▶ Your goal
Using the material below, repeat exactly the lines from the one with "Clone this chart in Apache ECharts." through the one with "var colors = ['#d6a991', '#b98063'];", ends included, without any images.

-- begin Entries shown --

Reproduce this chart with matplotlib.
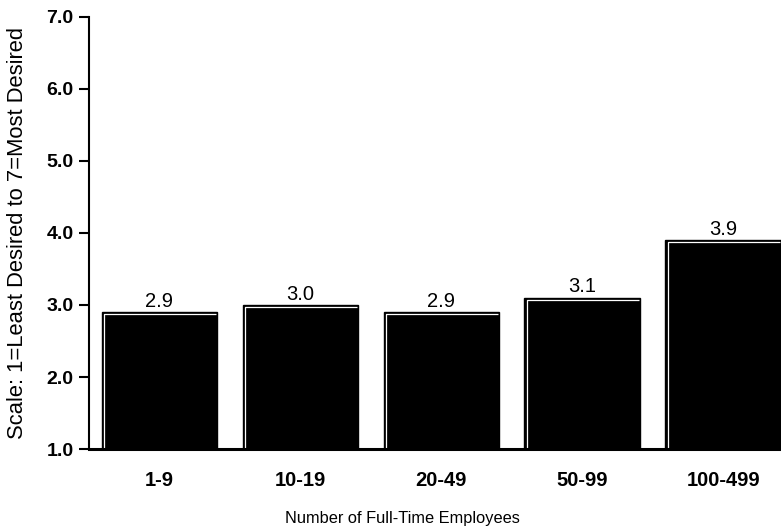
import matplotlib
matplotlib.use("Agg")
import matplotlib.pyplot as plt
from matplotlib.transforms import offset_copy

categories = ["1-9", "10-19", "20-49", "50-99", "100-499"]
values = [2.9, 3.0, 2.9, 3.1, 3.9]
value_labels = ["2.9", "3.0", "2.9", "3.1", "3.9"]
yticks = [1.0, 2.0, 3.0, 4.0, 5.0, 6.0, 7.0]
ytick_labels = ["1.0", "2.0", "3.0", "4.0", "5.0", "6.0", "7.0"]

plt.rcParams['font.family'] = ['Liberation Sans', 'DejaVu Sans']

fig = plt.figure(figsize=(7.81, 5.31), dpi=100)
ax = fig.add_axes([89/781, 82/531, 692/781, 432/531])

x = list(range(len(categories)))
width = 0.82
base = 1.0
ax.bar(x, [v - base for v in values], bottom=base, width=width,
       color='black', edgecolor='black', linewidth=1.0, zorder=2)

inner = offset_copy(ax.transData, fig=fig, x=2.2, y=-2.2, units='dots')
for xi, v in zip(x, values):
    x0 = xi - width / 2
    x1 = xi + width / 2
    ax.plot([x0, x0, x1 - 0.025], [base, v, v], color='white', lw=0.9,
            transform=inner, zorder=3, solid_capstyle='butt')

for xi, v, lab in zip(x, values, value_labels):
    ax.annotate(lab, (xi, v), xytext=(0, 1), textcoords='offset points',
                ha='center', va='bottom', fontsize=14.5)

ax.set_xlim(-0.5, 4.41)
ax.set_ylim(1.0, 7.0)
ax.set_yticks(yticks)
ax.set_yticklabels(ytick_labels, fontsize=14, fontweight='bold')
ax.set_xticks(x)
ax.set_xticklabels(categories, fontsize=14.5, fontweight='bold')
ax.tick_params(axis='x', length=0, pad=16)
ax.tick_params(axis='y', length=7, width=1.5, pad=4)

for s in ['top', 'right']:
    ax.spines[s].set_visible(False)
ax.spines['left'].set_linewidth(1.5)
ax.spines['bottom'].set_linewidth(2.2)
ax.spines['bottom'].set_zorder(4)

fig.text(18/781, 1 - 233/531, "Scale: 1=Least Desired to 7=Most Desired",
         rotation=90, ha='center', va='center', fontsize=15.8)
fig.text(402/781, 1 - 519/531, "Number of Full-Time Employees",
         ha='center', va='center', fontsize=11.8)

fig.savefig("out.png", dpi=100)
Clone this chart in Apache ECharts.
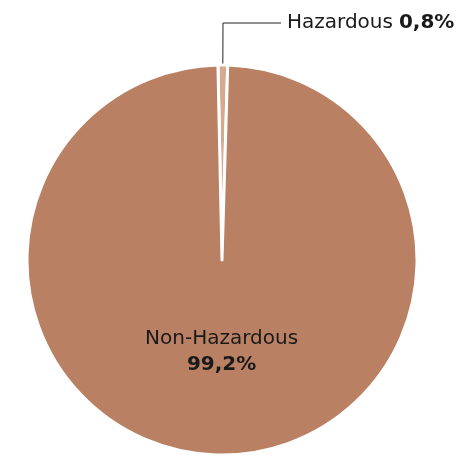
<!DOCTYPE html>
<html><head><meta charset="utf-8">
<script src="https://cdn.jsdelivr.net/npm/echarts@6/dist/echarts.min.js"></script>
<style>html,body{margin:0;padding:0;background:#fff}#c{width:464px;height:456px}</style>
</head><body><div id="c"></div>
<script>
var categories = ['Hazardous', 'Non-Hazardous'];
var values = [0.8, 99.2];
var valueLabels = ['0,8%', '99,2%'];
var colors = ['#d6a991', '#b98063'];

var chart = echarts.init(document.getElementById('c'));
var data = categories.map(function (c, i) {
  var d = { name: c, value: values[i], itemStyle: { color: colors[i] } };
  if (i === 0) {
    d.label = {
      position: 'outside',
      formatter: function (p) { return '{g|' + p.name + '}{b|' + valueLabels[p.dataIndex] + '}'; },
      distanceToLabelLine: 6
    };
    d.labelLine = { show: true, length: 42, length2: 58, lineStyle: { color: '#222', width: 1 } };
  } else {
    d.label = {
      position: 'inside',
      padding: [0, 0, 18, 0],
      formatter: function (p) { return '{n|' + p.name + '}\n{b|' + valueLabels[p.dataIndex] + '}'; }
    };
    d.labelLine = { show: false };
  }
  return d;
});
chart.setOption({
  animation: false,
  series: [{
    type: 'pie',
    center: [222, 260],
    radius: [0, 195],
    startAngle: 91.2,
    clockwise: true,
    avoidLabelOverlap: false,
    itemStyle: { borderColor: '#fff', borderWidth: 3 },
    label: {
      show: true,
      color: '#1a1a1a',
      fontFamily: 'DejaVu Sans',
      rich: {
        n: { fontSize: 20, fontFamily: 'DejaVu Sans', color: '#1a1a1a', lineHeight: 26 },
        g: { fontSize: 20, fontFamily: 'DejaVu Sans', color: '#1a1a1a', lineHeight: 26, padding: [0, 6, 0, 0] },
        b: { fontSize: 20, fontFamily: 'DejaVu Sans', fontWeight: 'bold', color: '#1a1a1a', lineHeight: 26 }
      }
    },
    data: data
  }]
});
</script></body></html>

-- end Entries shown --

▶ Full answer
Clone this chart in Apache ECharts.
<!DOCTYPE html>
<html><head><meta charset="utf-8">
<script src="https://cdn.jsdelivr.net/npm/echarts@6/dist/echarts.min.js"></script>
<style>html,body{margin:0;padding:0;background:#fff}#c{width:464px;height:456px}</style>
</head><body><div id="c"></div>
<script>
var categories = ['Hazardous', 'Non-Hazardous'];
var values = [0.8, 99.2];
var valueLabels = ['0,8%', '99,2%'];
var colors = ['#d6a991', '#b98063'];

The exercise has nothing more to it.